Educational value points

  • William McKell, premier of New South Wales from 1941 to 1947, set up the Housing Commission with the support of Commonwealth funds, introduced health reforms, and established the Kosciuszko National Park. McKell (1891–1985) grew up in the Sydney suburb of Waterloo and trained as a boilermaker, becoming assistant secretary of the Boilermakers’ Union. A member of the Australian Labor Party, he was elected to the NSW Legislative Assembly as the Member for Redfern in 1917. He was a moderate social reformer who remained with the Labor Party after the 1940 split and led Labor back into office in 1941. McKell was appointed to the position of governor-general of Australia in 1947 (when he was awarded a knighthood) and held this position until 1953.
  • The NSW Housing Commission was an initiative of the McKell government and was established in 1941 to address a housing shortage. Of particular concern were slum housing in inner-city suburbs and the housing needs of low-income earners. In 1941 the Commission (which became the NSW Department of Housing in 1986) estimated that 80,000 families needed housing, and during the 1940s it built about 12,000 homes. This housing shortage had resulted from existing pre-Second World War demand being exacerbated by the cessation of building during the War. Returning soldiers and an increase in the number of marriages after the war added to these pressures.
  • In the mid-1930s state Labor politicians such as McKell took up the cause of slum reform, following a campaign spearheaded by the Protestant Churches’ Debating Federation and the left-wing press. In 1935 McKell identified slum reform as 'one of the state’s most important problems’ and said that substandard privately owned housing and overcrowding in inner-city suburbs (and the attendant social and health problems) created a gulf between the working and middle classes.
  • The inner-city slums were the result of a housing shortage that helped push up rents and forced many working-class families to share accommodation. While slum clearance and redevelopment were seen as the solution, opponents argued that it would be less costly to renovate existing dwellings. They also argued that clearance and redevelopment would destroy historic buildings and community character. In the 1970s the nearby suburb of Paddington was 'gentrified’ and others followed in the mid-1980s. A consequence of this transformation is that there are fewer rental properties and increased house prices.
  • In the 1950s high-rise flats were promoted by politicians and by the media as a solution to the slum housing problem. In 1955 the Picture Post ran an article entitled 'Build high to clear the slums’. The high-rise flats built in the following decades were, however, frequently criticised for their poor design and box-like appearance (architectural historian Max Freeland dubbed them 'human filing cabinets’). Some residents also missed the community of the street, and found that supervising children in the streets below from many floors up was difficult.
  • William McKell Place in Redfern, which opened in 1964, was one of the first high-rise towers built by the NSW Housing Commission and, with John Northcott Place, was one of the first two high-rise towers built in Sydney. William McKell Place was named after McKell partly in recognition of his contribution to public housing and to the Housing Commission. The Housing Commission constructed almost one-fifth of all new flats and houses in NSW in the immediate post-Second World War period when Australia was experiencing a severe housing shortage.
  • In the 1960s and 1970s a large number of terrace houses in the suburb of Waterloo that were deemed slums were demolished to make way for high-rise public housing towers. In 2004 the NSW Government unveiled plans to redevelop the Redfern-Waterloo Public Housing Estate, which included the demolition of about eight of these towers. Under the proposal, private developers would be given land on which to build complexes providing a mix of public and private housing, in part to break up the concentration of public housing tenants.
  • McKell campaigned on the issue of slum reform when he led the NSW Australian Labor Party to victory in 1941. The demolition and rebuilding of slum areas was also supported by the Master Builders’ Association and the Bricklayers’ and Carpenters’ Unions (whose members stood to gain from working on such a project). However some Waterloo public housing tenants felt that the NSW Government failed to adequately consult them about development in the suburb, a criticism that was made again when the Government unveiled its 2004 development proposal.

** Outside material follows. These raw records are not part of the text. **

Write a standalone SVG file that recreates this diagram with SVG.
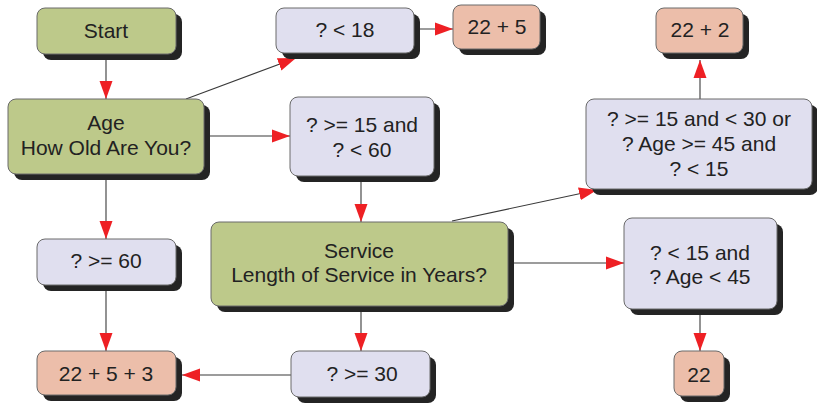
<svg xmlns="http://www.w3.org/2000/svg" width="817" height="404" viewBox="0 0 817 404">
  <style>
    .shadow { fill: #242424; }
    .box { stroke: #6a6a6a; stroke-width: 1; }
    .green { fill: #bdc98a; }
    .lav { fill: #e0dfef; }
    .sal { fill: #ecbeaa; }
    .lbl { font-family: "Liberation Sans", Arial, sans-serif; font-size: 21px; fill: #222; text-anchor: middle; }
    .edge { stroke: #3a3a3a; stroke-width: 1.1; fill: none; marker-end: url(#arrow); }
  </style>
  <defs>
    <marker id="arrow" markerUnits="userSpaceOnUse" markerWidth="18" markerHeight="14" refX="18" refY="7" orient="auto">
      <path d="M0,0.5 L18,7 L0,13.5 z" fill="#ee2024"/>
    </marker>
  </defs>
  <rect width="817" height="404" fill="#ffffff"/>

  <g id="connectors">
    <line class="edge" x1="106" y1="60" x2="106" y2="99"/>
    <line class="edge" x1="186" y1="99" x2="296" y2="58"/>
    <line class="edge" x1="420" y1="29" x2="453" y2="29"/>
    <line class="edge" x1="210" y1="136" x2="290" y2="136"/>
    <line class="edge" x1="106" y1="180" x2="106" y2="239"/>
    <line class="edge" x1="106" y1="291" x2="106" y2="351"/>
    <line class="edge" x1="361" y1="182" x2="361" y2="222"/>
    <line class="edge" x1="452" y1="221" x2="597" y2="190"/>
    <line class="edge" x1="700" y1="99" x2="700" y2="60"/>
    <line class="edge" x1="514" y1="263" x2="624" y2="263"/>
    <line class="edge" x1="361" y1="311" x2="361" y2="351"/>
    <line class="edge" x1="291" y1="375" x2="182" y2="375"/>
    <line class="edge" x1="700" y1="315" x2="700" y2="351"/>
  </g>

  <g id="start">
    <rect class="shadow" x="43" y="14" width="139" height="46" rx="8"/>
    <rect class="box green" x="37" y="8" width="139" height="46" rx="8"/>
    <text class="lbl" x="106" y="38">Start</text>
  </g>

  <g id="age">
    <rect class="shadow" x="14" y="105" width="196" height="75" rx="8"/>
    <rect class="box green" x="8" y="99" width="196" height="75" rx="8"/>
    <text class="lbl" x="106" y="130">Age</text>
    <text class="lbl" x="106" y="155">How Old Are You?</text>
  </g>

  <g id="lt18">
    <rect class="shadow" x="282" y="14" width="138" height="45" rx="8"/>
    <rect class="box lav" x="276" y="8" width="138" height="45" rx="8"/>
    <text class="lbl" x="345" y="37">? &lt; 18</text>
  </g>

  <g id="r27">
    <rect class="shadow" x="459" y="11" width="87" height="44" rx="8"/>
    <rect class="box sal" x="453" y="5" width="87" height="44" rx="8"/>
    <text class="lbl" x="497" y="34">22 + 5</text>
  </g>

  <g id="ge15lt60">
    <rect class="shadow" x="296" y="103" width="144" height="79" rx="8"/>
    <rect class="box lav" x="290" y="97" width="144" height="79" rx="8"/>
    <text class="lbl" x="362" y="132">? &gt;= 15 and</text>
    <text class="lbl" x="362" y="157">? &lt; 60</text>
  </g>

  <g id="r24">
    <rect class="shadow" x="662" y="14" width="87" height="45" rx="8"/>
    <rect class="box sal" x="656" y="8" width="87" height="45" rx="8"/>
    <text class="lbl" x="700" y="37">22 + 2</text>
  </g>

  <g id="mid-range">
    <rect class="shadow" x="592" y="105" width="226" height="90" rx="8"/>
    <rect class="box lav" x="586" y="99" width="226" height="90" rx="8"/>
    <text class="lbl" x="699" y="126">? &gt;= 15 and &lt; 30 or</text>
    <text class="lbl" x="699" y="151">? Age &gt;= 45 and</text>
    <text class="lbl" x="699" y="176">? &lt; 15</text>
  </g>

  <g id="ge60">
    <rect class="shadow" x="43" y="245" width="139" height="46" rx="8"/>
    <rect class="box lav" x="37" y="239" width="139" height="46" rx="8"/>
    <text class="lbl" x="106" y="268">? &gt;= 60</text>
  </g>

  <g id="r30">
    <rect class="shadow" x="43" y="357" width="139" height="44" rx="8"/>
    <rect class="box sal" x="37" y="351" width="139" height="44" rx="8"/>
    <text class="lbl" x="106" y="381">22 + 5 + 3</text>
  </g>

  <g id="service">
    <rect class="shadow" x="217" y="228" width="297" height="84" rx="8"/>
    <rect class="box green" x="211" y="222" width="297" height="84" rx="8"/>
    <text class="lbl" x="359" y="258">Service</text>
    <text class="lbl" x="359" y="282">Length of Service in Years?</text>
  </g>

  <g id="ge30">
    <rect class="shadow" x="297" y="357" width="139" height="46" rx="8"/>
    <rect class="box lav" x="291" y="351" width="139" height="46" rx="8"/>
    <text class="lbl" x="362" y="381">? &gt;= 30</text>
  </g>

  <g id="lt15age45">
    <rect class="shadow" x="630" y="224" width="153" height="91" rx="8"/>
    <rect class="box lav" x="624" y="218" width="153" height="91" rx="8"/>
    <text class="lbl" x="700" y="260">? &lt; 15 and</text>
    <text class="lbl" x="700" y="284">? Age &lt; 45</text>
  </g>

  <g id="r22">
    <rect class="shadow" x="680" y="357" width="50" height="45" rx="8"/>
    <rect class="box sal" x="674" y="351" width="50" height="45" rx="8"/>
    <text class="lbl" x="699" y="382">22</text>
  </g>
</svg>
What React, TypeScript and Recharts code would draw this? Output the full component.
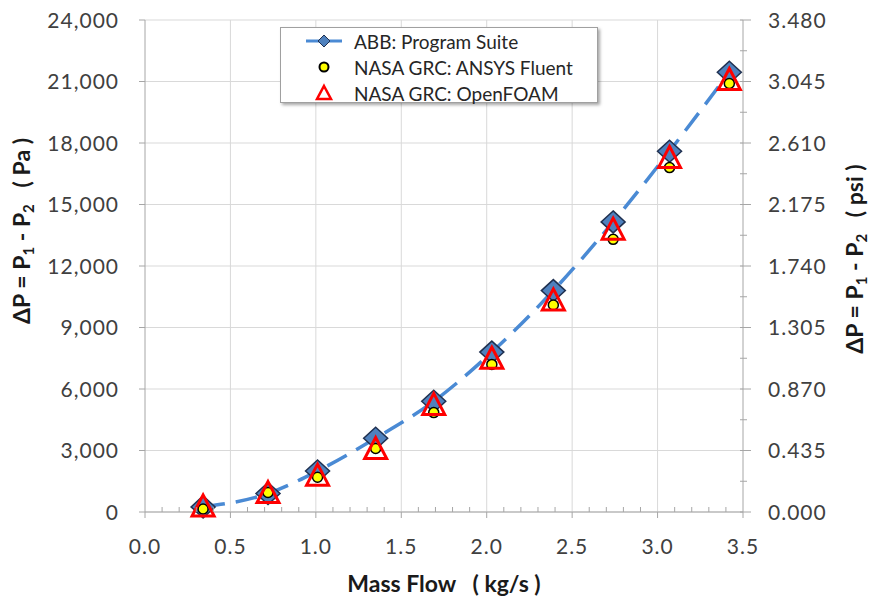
import React from 'react';
import { ComposedChart, Line, XAxis, YAxis, CartesianGrid, Label, ReferenceLine } from 'recharts';

// mass flow (kg/s) and pressure drop (Pa)
const massFlow = [0.34, 0.72, 1.01, 1.35, 1.69, 2.03, 2.39, 2.74, 3.07, 3.42];
const abbPa = [250, 900, 2000, 3600, 5400, 7800, 10800, 14150, 17600, 21450];
const fluentPa = [150, 950, 1700, 3100, 4850, 7200, 10100, 13300, 16800, 20900];
const openFoamPa = [200, 850, 1700, 3000, 5150, 7400, 10250, 13700, 17200, 21000];

const xMajorTicks = [0, 0.5, 1, 1.5, 2, 2.5, 3, 3.5];
const xMinorTicks = [
  0.1, 0.2, 0.3, 0.4, 0.6, 0.7, 0.8, 0.9, 1.1, 1.2, 1.3, 1.4, 1.6, 1.7, 1.8, 1.9,
  2.1, 2.2, 2.3, 2.4, 2.6, 2.7, 2.8, 2.9, 3.1, 3.2, 3.3, 3.4,
];
const paTicks = [0, 3000, 6000, 9000, 12000, 15000, 18000, 21000, 24000];
const psiTicks = [0, 0.435, 0.87, 1.305, 1.74, 2.175, 2.61, 3.045, 3.48];
const psiMinorTicks = [0.2175, 0.6525, 1.0875, 1.5225, 1.9575, 2.3925, 2.8275, 3.2625];

const rows = massFlow.map((x, i) => ({ x, abb: abbPa[i], fluent: fluentPa[i], openfoam: openFoamPa[i] }));

const FONT = 'Lato, "Open Sans", sans-serif';
const TICK_COLOR = '#404040';
const AXIS_COLOR = '#a6a6a6';
const GRID_COLOR = '#d9d9d9';
const LINE_BLUE = '#4a8ad4';

const X_TICK_SIZE = 6;
const X_TICK_MARGIN = 20;
const L_TICK_SIZE = 6;
const L_TICK_MARGIN = 20;
const R_TICK_SIZE = 8;
const R_TICK_MARGIN = 17;

const tickText = { fontFamily: FONT, fontSize: 21, fill: TICK_COLOR, letterSpacing: 1 };

const isIn = (list: number[], v: number) => list.some((t) => Math.abs(t - v) < 1e-6);

function XTick(props: any) {
  const { x, y, payload } = props;
  const v = payload.value;
  const axisY = y - X_TICK_SIZE - X_TICK_MARGIN;
  if (!isIn(xMajorTicks, v)) {
    return <line x1={x} x2={x} y1={axisY} y2={axisY - 5} stroke={AXIS_COLOR} />;
  }
  return (
    <g>
      <line x1={x} x2={x} y1={axisY} y2={axisY + X_TICK_SIZE} stroke={AXIS_COLOR} />
      <text x={x} y={y} dy="0.75em" textAnchor="middle" {...tickText}>
        {v.toFixed(1)}
      </text>
    </g>
  );
}

function LeftTick(props: any) {
  const { x, y, payload } = props;
  const axisX = x + L_TICK_SIZE + L_TICK_MARGIN;
  return (
    <g>
      <line x1={axisX - L_TICK_SIZE} x2={axisX} y1={y} y2={y} stroke={AXIS_COLOR} />
      <text x={x} y={y} dy="0.36em" textAnchor="end" {...tickText}>
        {payload.value.toLocaleString('en-US')}
      </text>
    </g>
  );
}

function RightTick(props: any) {
  const { x, y, payload } = props;
  const v = payload.value;
  const axisX = x - R_TICK_SIZE - R_TICK_MARGIN;
  if (!isIn(psiTicks, v)) {
    return <line x1={axisX - 3} x2={axisX + 4} y1={y} y2={y} stroke={AXIS_COLOR} />;
  }
  return (
    <g>
      <line x1={axisX - 3} x2={axisX + R_TICK_SIZE} y1={y} y2={y} stroke={AXIS_COLOR} />
      <text x={x} y={y} dy="0.36em" textAnchor="start" {...tickText}>
        {v.toFixed(3)}
      </text>
    </g>
  );
}

function Diamond({ cx, cy }: any) {
  if (cx == null || cy == null) return null;
  return (
    <polygon
      points={`${cx},${cy - 11} ${cx + 12},${cy} ${cx},${cy + 11} ${cx - 12},${cy}`}
      fill="#4f81bd"
      stroke="#1f3050"
      strokeWidth={1.5}
    />
  );
}

function YellowDot({ cx, cy }: any) {
  if (cx == null || cy == null) return null;
  return <circle cx={cx} cy={cy} r={5} fill="#ffff00" stroke="#000" strokeWidth={1.5} />;
}

function RedTriangle({ cx, cy }: any) {
  if (cx == null || cy == null) return null;
  return (
    <polygon
      points={`${cx},${cy - 13} ${cx + 11},${cy + 8} ${cx - 11},${cy + 8}`}
      fill="none"
      stroke="#ff0000"
      strokeWidth={3}
      strokeLinejoin="miter"
    />
  );
}

// axis title "ΔP = P1 - P2 ( unit )" with subscripts, rotated
function PressureTitle({ cx, cy, unit }: { cx: number; cy: number; unit: string }) {
  return (
    <text
      x={cx}
      y={cy}
      transform={`rotate(-90, ${cx}, ${cy})`}
      textAnchor="middle"
      dominantBaseline="middle"
      fontFamily={FONT}
      fontWeight="bold"
      fontSize={23}
      fill="#1a1a1a"
      style={{ whiteSpace: 'pre' }}
    >
      ΔP = P<tspan dy={6} fontSize={15}>1</tspan>
      <tspan dy={-6}> - P</tspan>
      <tspan dy={6} fontSize={15}>2</tspan>
      <tspan dy={-6}>{'   ( ' + unit + ' )'}</tspan>
    </text>
  );
}

function LegendBox() {
  const row = { display: 'flex', alignItems: 'center', height: 26 } as const;
  const icon = { width: 60, display: 'flex', justifyContent: 'center' } as const;
  return (
    <div
      style={{
        position: 'absolute',
        left: 280,
        top: 27,
        width: 318,
        height: 76,
        border: '1px solid #a0a0a0',
        boxShadow: '2px 2px 3px rgba(0,0,0,0.35)',
        background: '#fff',
        boxSizing: 'border-box',
        paddingLeft: 13,
        fontFamily: FONT,
        fontSize: 19,
        color: '#262626',
      }}
    >
      <div style={row}>
        <div style={icon}>
          <svg width={40} height={20}>
            <line x1={2} x2={38} y1={10} y2={10} stroke={LINE_BLUE} strokeWidth={3} />
            <polygon points="20,4 26,10 20,16 14,10" fill="#4f81bd" stroke="#1f3050" strokeWidth={1} />
          </svg>
        </div>
        <span>ABB: Program Suite</span>
      </div>
      <div style={row}>
        <div style={icon}>
          <svg width={20} height={20}>
            <circle cx={10} cy={10} r={4.5} fill="#ffff00" stroke="#000" strokeWidth={2} />
          </svg>
        </div>
        <span>NASA GRC: ANSYS Fluent</span>
      </div>
      <div style={row}>
        <div style={icon}>
          <svg width={20} height={20}>
            <polygon points="10,3 17,16 3,16" fill="none" stroke="#ff0000" strokeWidth={2.5} />
          </svg>
        </div>
        <span>NASA GRC: OpenFOAM</span>
      </div>
    </div>
  );
}

export default function App() {
  return (
    <div style={{ position: 'absolute', left: 0, top: 0, width: 870, height: 602, background: '#fff' }}>
      <ComposedChart width={870} height={602} data={rows} margin={{ top: 20, right: 0, bottom: 0, left: 0 }}>
        <CartesianGrid stroke={GRID_COLOR} vertical={false} yAxisId="pa" />
        <XAxis
          dataKey="x"
          type="number"
          domain={[0, 3.5]}
          ticks={[...xMajorTicks, ...xMinorTicks].sort((a, b) => a - b)}
          interval={0}
          height={90}
          tickSize={X_TICK_SIZE}
          tickMargin={X_TICK_MARGIN}
          tickLine={false}
          tick={<XTick />}
          stroke={AXIS_COLOR}
        >
          <Label
            content={({ viewBox }: any) => (
              <text
                x={viewBox.x + viewBox.width / 2}
                y={viewBox.y + 80}
                textAnchor="middle"
                fontFamily={FONT}
                fontWeight="bold"
                fontSize={23}
                fill="#1a1a1a"
                style={{ whiteSpace: 'pre' }}
              >
                {'Mass Flow   ( kg/s )'}
              </text>
            )}
          />
        </XAxis>
        <YAxis
          yAxisId="pa"
          orientation="left"
          type="number"
          domain={[0, 24000]}
          ticks={paTicks}
          interval={0}
          width={145}
          tickSize={L_TICK_SIZE}
          tickMargin={L_TICK_MARGIN}
          tickLine={false}
          tick={<LeftTick />}
          stroke={AXIS_COLOR}
        >
          <Label
            content={({ viewBox }: any) => (
              <PressureTitle cx={24} cy={viewBox.y + viewBox.height / 2 - 35} unit="Pa" />
            )}
          />
        </YAxis>
        <YAxis
          yAxisId="psi"
          orientation="right"
          type="number"
          domain={[0, 3.48]}
          allowDataOverflow
          ticks={[...psiTicks, ...psiMinorTicks].sort((a, b) => a - b)}
          interval={0}
          width={127}
          tickSize={R_TICK_SIZE}
          tickMargin={R_TICK_MARGIN}
          tickLine={false}
          tick={<RightTick />}
          stroke={AXIS_COLOR}
        >
          <Label
            content={({ viewBox }: any) => (
              <PressureTitle cx={viewBox.x + 114} cy={viewBox.y + viewBox.height / 2 - 7} unit="psi" />
            )}
          />
        </YAxis>
        {xMajorTicks.slice(1, -1).map((t) => (
          <ReferenceLine key={t} x={t} yAxisId="pa" stroke={GRID_COLOR} strokeWidth={1} ifOverflow="visible" />
        ))}
        <Line
          yAxisId="pa"
          type="monotone"
          dataKey="abb"
          stroke={LINE_BLUE}
          strokeWidth={3.5}
          strokeDasharray="22 11"
          dot={(p: any) => <Diamond key={`d-${p.index}`} {...p} />}
          activeDot={false}
          isAnimationActive={false}
        />
        <Line
          yAxisId="pa"
          dataKey="fluent"
          stroke="none"
          dot={(p: any) => <YellowDot key={`f-${p.index}`} {...p} />}
          activeDot={false}
          isAnimationActive={false}
        />
        <Line
          yAxisId="pa"
          dataKey="openfoam"
          stroke="none"
          dot={(p: any) => <RedTriangle key={`o-${p.index}`} {...p} />}
          activeDot={false}
          isAnimationActive={false}
        />
      </ComposedChart>
      <LegendBox />
    </div>
  );
}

Images of Waterloo: police horses, the locals and the Housing Commission, intercut with McKell in voice-over or interview.
Sir William McKell This area today is a very, very different area to what it was when I first went into Parliament in 1917. In 1941 I set up the Housing Commission and the Housing Commission was responsible for all these magnificent blocks of units. If there hadn’t been any Housing commission, there wouldn’t have been this great development. So that basically, I suppose I am entitled to take credit for making some contribution, at any rate, you know, to the development of the area. And I suppose, when it’s all said and done, these people are probably living under better housing and finer housing conditions today than they’d known in the past.

Music and then footage and photos of McKell with the following voice- over.
Waterloo resident McKell was a major figure in our area. He worked as a boiler-maker and was an active trade unionist, moving quickly through the ranks and up through the party ranks at the same time. In 1941 he became the Premier. McKell didn’t stop there either. Ten years later he became Governor-General of this country. McKell always liked to feel he was a man of the people but he was a servant of the party machine. And it was the party machine, with the unions and the other socialist organisations, that responded to the ’30s calls for better planning.